Other tournament wins
| British Teenage Open | 2010 |
| Chorlton Open | 2010 |
| Denton Open | 2010 |
| Droylsden Open | 2011 |
| Littleborough Open | 2010 |
| PDC Challenge Tour England | 2015, 2015 |
| PDC Development Tour England | 2011 |
| Southport Open | 2010 |
| WDF Europe Youth Cup | 2008 |
| World Youth Masters | 2007, 2008 |

= Shaun Griffiths =

Former English darts player

Shaun Griffiths (born 24 November 1991) is an English professional darts player who plays in Professional Darts Corporation (PDC) events.

==Career==
Griffiths won consecutive Winmau World Youth Masters titles in 2007 and 2008. In 2010, he won the British Teenage Open and reached the quarter-finals of the 2011 PDC Under-21 World Championship, losing 3–4 to Michael van Gerwen.
Griffiths qualified for the 2011 BDO World Darts Championship by defeating John Henderson, John Lakeman and Andy Boulton.
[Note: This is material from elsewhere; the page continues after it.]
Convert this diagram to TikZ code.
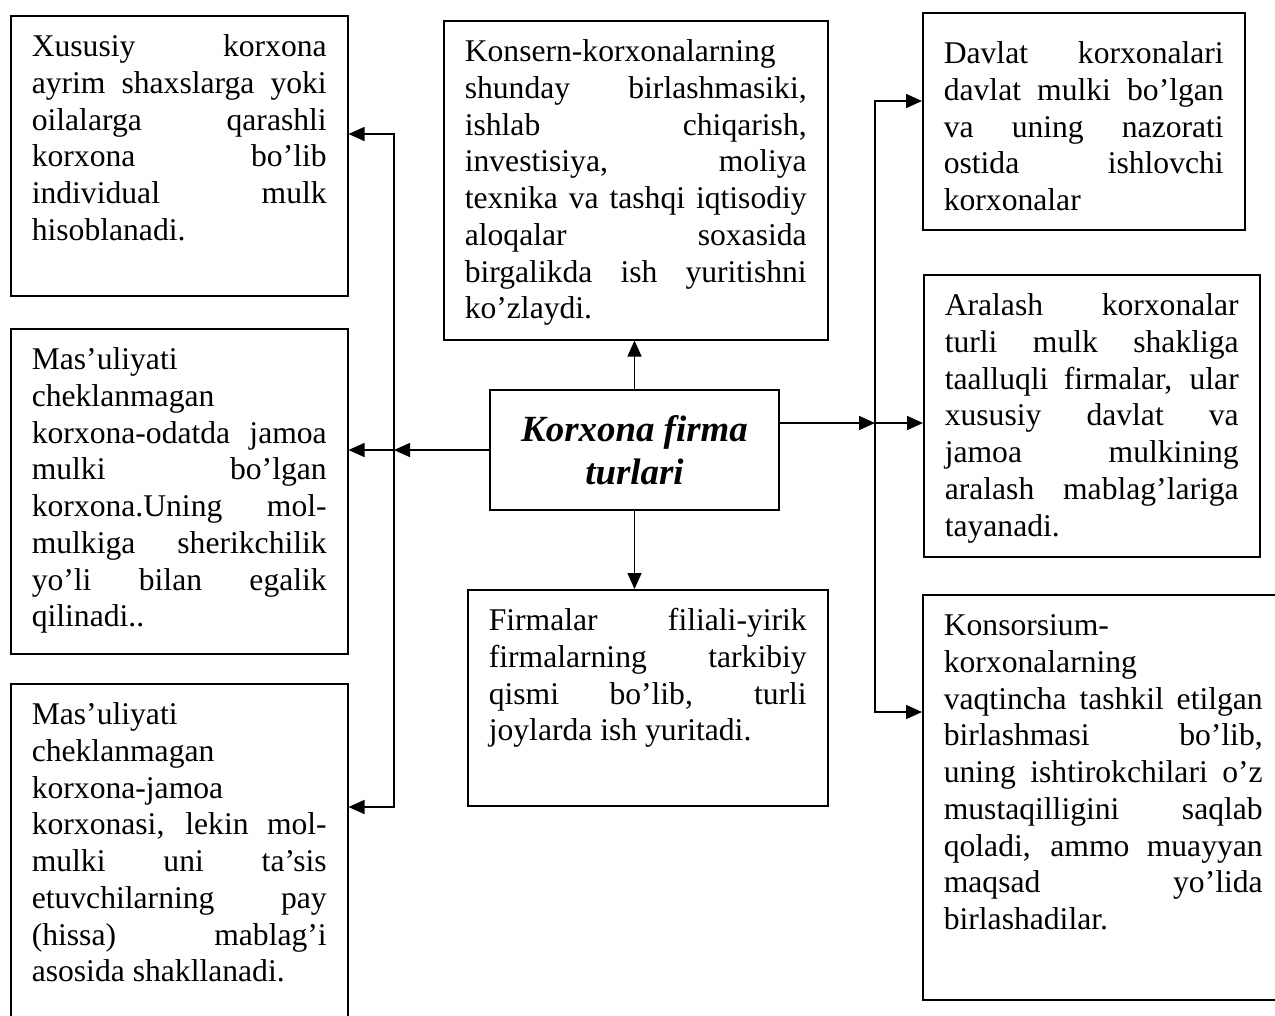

In the first round he lost 0–3 in sets to Joey ten Berge.

Griffiths qualified for the 2011 PDC Pro Tour as one of four semi-finalists from the first day of the Q School. His best result of the year came at the Bobby Bourn Memorial Players Championship, when he lost to James Wade in the last 16.

He is sponsored by the Sky Sports darts commentator John Gwynne. He works as a sales assistant at the Trafford Centre and supports Manchester City F.C.